Since the first incarnation of the ad late last year — simple black lettering on a white background — there have been six versions: "duh" topped with snow, "duh" with potted flowers in the foreground, "duh" over a background of what appears to be St. Augustine grass, "duh" on a red-checkered tablecloth with 25 ants marching near and on the lettering, "duh" over glistening swimming pool water and, most recently, "duh" on a sun-yellow backdrop above a pair of aviator sunglasses.
Those similarly blunt "JESUS" billboards that dot the interstates might make a fitting analogue if it wasn't so easy to reconcile their message and motive. But "duh"? Regardless of the background or your knowledge of Stroman's, it's as clear as a Zen koan, a "what's the sound of one hand clapping?" by comparison. What's more, it's a mean paradox, daring you to consider a deeper meaning while mocking you for not grasping the obvious significance in the same glance.
Or at least that's what I thought after months of mornings driving past one of the 30 "duhs" throughout Central Arkansas. Then I had lunch with Butler Yates, who, despite claiming that he merely "meanders about" at Stroman's; that he doesn't have a title (his ex-wife is a Stroman; "she takes pity" by keeping him around, he said), and that he's a candle maker and not an ad man (more on that later), is clearly the driving force behind the campaign.
Yates' brand of self-deprecation, genial smugness and casual charm make him what I think of as British in the best way: He's a good talker. And when he talks about "duh," it almost makes sense.
The trick, Yates said, was to figure out a strategy where a small, locally owned business could compete with big companies that bombard consumers with constant advertising.
"How many times does a car company tell you that you can save $12,000 this week, or 'We're going to shoot this kid.
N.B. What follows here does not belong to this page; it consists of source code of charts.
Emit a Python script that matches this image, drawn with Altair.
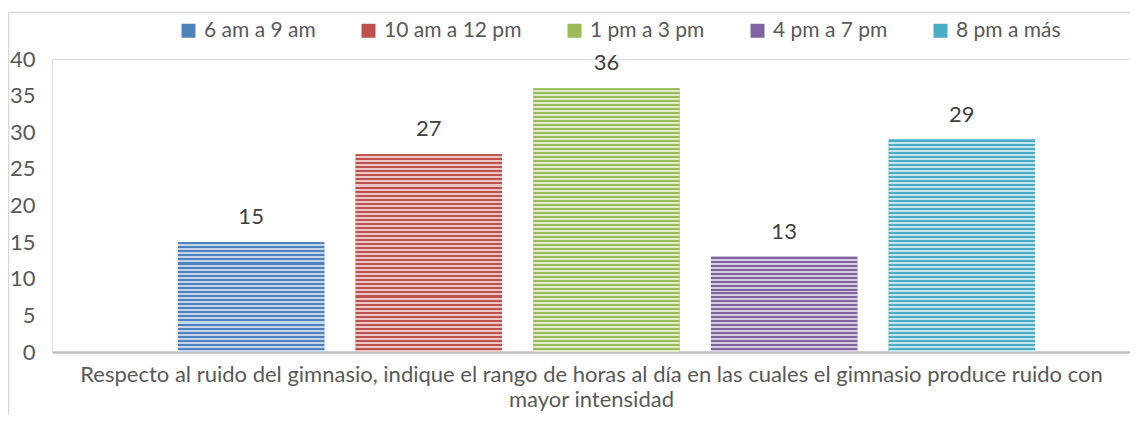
import altair as alt
import pandas as pd

series = ["6 am a 9 am", "10 am a 12 pm", "1 pm a 3 pm", "4 pm a 7 pm", "8 pm a más"]
values = [15, 27, 36, 13, 29]
colors = ["#4F81BD", "#C0504D", "#9BBB59", "#8064A2", "#4BACC6"]
y_ticks = [0, 5, 10, 15, 20, 25, 30, 35, 40]
x_title = ["Respecto al ruido del gimnasio, indique el rango de horas al día en las cuales el gimnasio produce ruido con",
           "mayor intensidad"]

FONT = "Lato"
FS = 22
W, H = 1078, 293
df = pd.DataFrame({"serie": series, "valor": values})


def lighten(hexc, f=0.68):
    r, g, b = int(hexc[1:3], 16), int(hexc[3:5], 16), int(hexc[5:7], 16)
    r, g, b = [int(c + (255 - c) * f) for c in (r, g, b)]
    return "#%02x%02x%02x" % (r, g, b)


def stripes(col, v):
    h = v * H / 40.0
    n = max(1, round(h / 4.0))
    light = lighten(col)
    stops = []
    for i in range(n):
        a, m, b = i / n, (i + 0.5) / n, (i + 1) / n
        stops += [{"offset": a, "color": col}, {"offset": m, "color": col},
                  {"offset": m, "color": light}, {"offset": b, "color": light}]
    return {"gradient": "linear", "x1": 0, "y1": 0, "x2": 0, "y2": 1, "stops": stops}


xscale = alt.Scale(domain=series, paddingInner=0.1765, paddingOuter=0.622, align=0.57)
yscale = alt.Scale(domain=[0, 40])

x_enc = alt.X("serie:N", sort=series, scale=xscale,
              axis=alt.Axis(labels=False, ticks=False, title=x_title, titleFontSize=FS,
                            titleFont=FONT, titleColor="#595959", titleFontWeight="normal",
                            titleLineHeight=25, titlePadding=12, titleBaseline="top",
                            domainColor="#BFBFBF", domainWidth=2.5))
y_enc = alt.Y("valor:Q", scale=yscale,
              axis=alt.Axis(values=y_ticks, grid=False, domain=False, ticks=False, title=None,
                            labelOverlap=False, labelFontSize=FS, labelFont=FONT,
                            labelColor="#595959", labelPadding=17))

base = alt.Chart(df).mark_bar().encode(
    x=x_enc, y=y_enc,
    color=alt.Color("serie:N", sort=series, scale=alt.Scale(domain=series, range=colors),
                    legend=alt.Legend(title=None, orient="none", direction="horizontal",
                                      legendX=126, legendY=-39, symbolType="square", symbolSize=196,
                                      symbolStrokeWidth=0, labelFontSize=21, labelFont=FONT,
                                      labelColor="#595959", columnPadding=42, labelOffset=5))
)

layers = [base]
for s, v, c in zip(series, values, colors):
    layers.append(
        alt.Chart(df).transform_filter(alt.datum.serie == s).mark_bar(color=stripes(c, v)).encode(
            x=x_enc, y=y_enc)
    )

labels = alt.Chart(df).mark_text(font=FONT, fontSize=FS, color="#404040", dy=-18,
                                 baseline="alphabetic").encode(
    x=x_enc, y=y_enc, text="valor:Q")

one = pd.DataFrame({"a": [0]})
frame_top = alt.Chart(one).mark_rule(color="#D9D9D9", strokeWidth=1.5).encode(
    x=alt.value(-43.5), x2=alt.value(W + 60), y=alt.value(-46.5))
frame_left = alt.Chart(one).mark_rule(color="#D9D9D9", strokeWidth=1.5).encode(
    x=alt.value(-43.5), y=alt.value(-46.5), y2=alt.value(H + 100))

chart = alt.layer(*layers, labels, frame_top, frame_left).properties(
    width=W, height=H,
    autosize=alt.AutoSizeParams(type="none"),
    padding={"left": 44, "top": 51, "right": 0, "bottom": 63},
).configure_view(stroke=None).configure(background="white")

chart.save("out.html", embed_options={"renderer": "svg", "actions": False})
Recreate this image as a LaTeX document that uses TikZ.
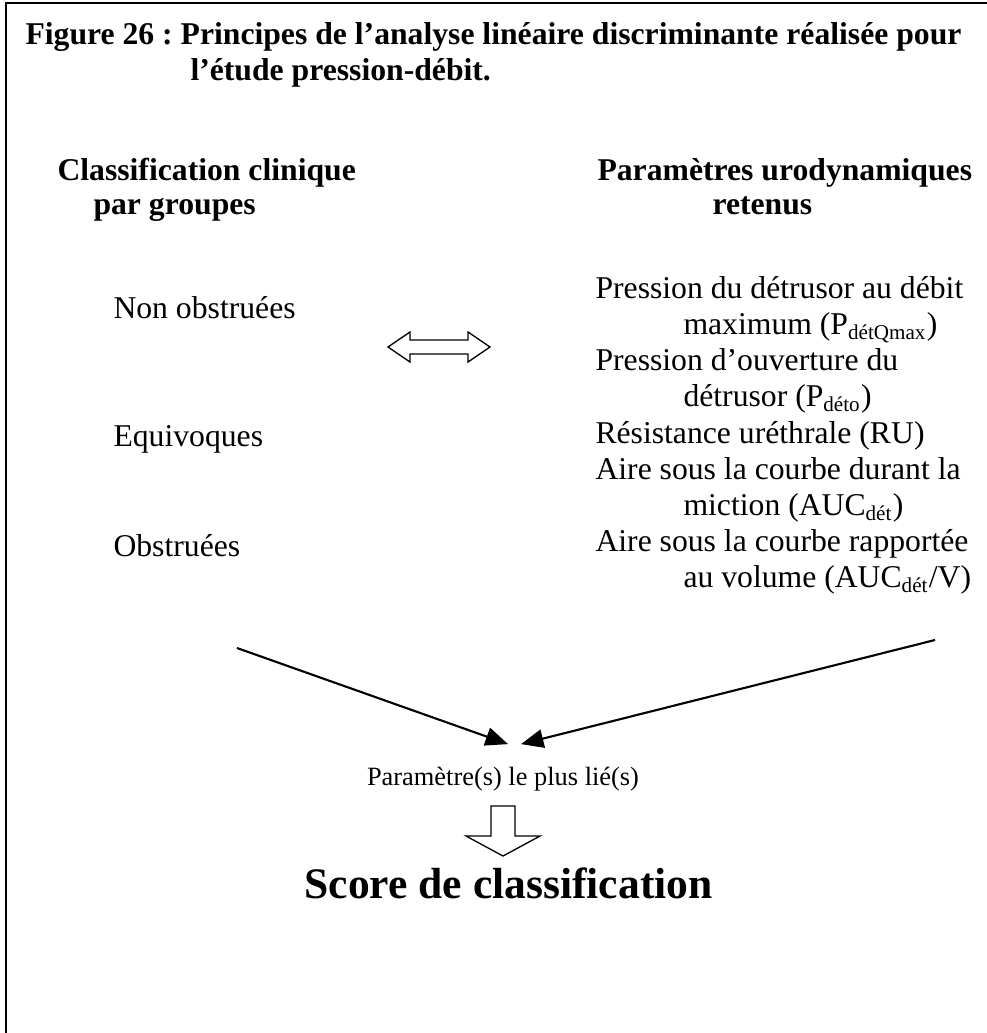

Plus, we'll give you a hot dog or Coke'? What we wanted was for you to make an effort. If you were inquisitive, you'd do something about it. And then the phone started ringing. People say, 'What's "duh" mean?' And we say, 'Well, it's obvious. Have you been to one of our stores?' "
If you're not familiar with Stroman's, much less what Yates calls its "obvious" appeal, the coyness of the enterprise is supposed to inspire you to visit one of the furniture and appliance business' eight outlets. According to Yates, it's working. Tying sales to advertising is a rough science at best, but Yates said Stroman's is up about 15% from where it was last year. Moreover, he said the stores have been flooded by calls — people calling to find out how many ants were on the tablecloth billboard, people calling to ask what next month's theme will be, people calling to let the store know that they understand. The concept now comes in button form, which Yates said are collectors' items. Newly, Stroman's sells "duh" T-shirts for $10 a pop. They come in Chinese take-out containers.
Next up for the campaign: Yates is trying to stage a contest in Little Rock schools, where kids submit a painting or drawing of what's obvious to them.
"It's nothing to do with us," Yates said. "We're the vehicle for them. I'm the guy that's dumb enough to give away a billboard."
With "duh" and the Stroman's logo on it of course.
Finally, about those candles. Yates started making them after he wrote a book of medieval aphorisms (yep, you read that right) several years back called "The Oculatum: A Book of Great Insight for Those Who Wish to See." You can buy his candles, which are created by "ancient apothecary aromatics," and the book at oculatum.com. The introduction to the book offers these words of preparation: "it is of no consequence that the reader remember, understand or comprehend the phrase; it matters only that it be read."
At lunch, Yates mentioned that a fan of the campaign suggested a book component: "The Tao of Duh." Surely, it's only a matter of time.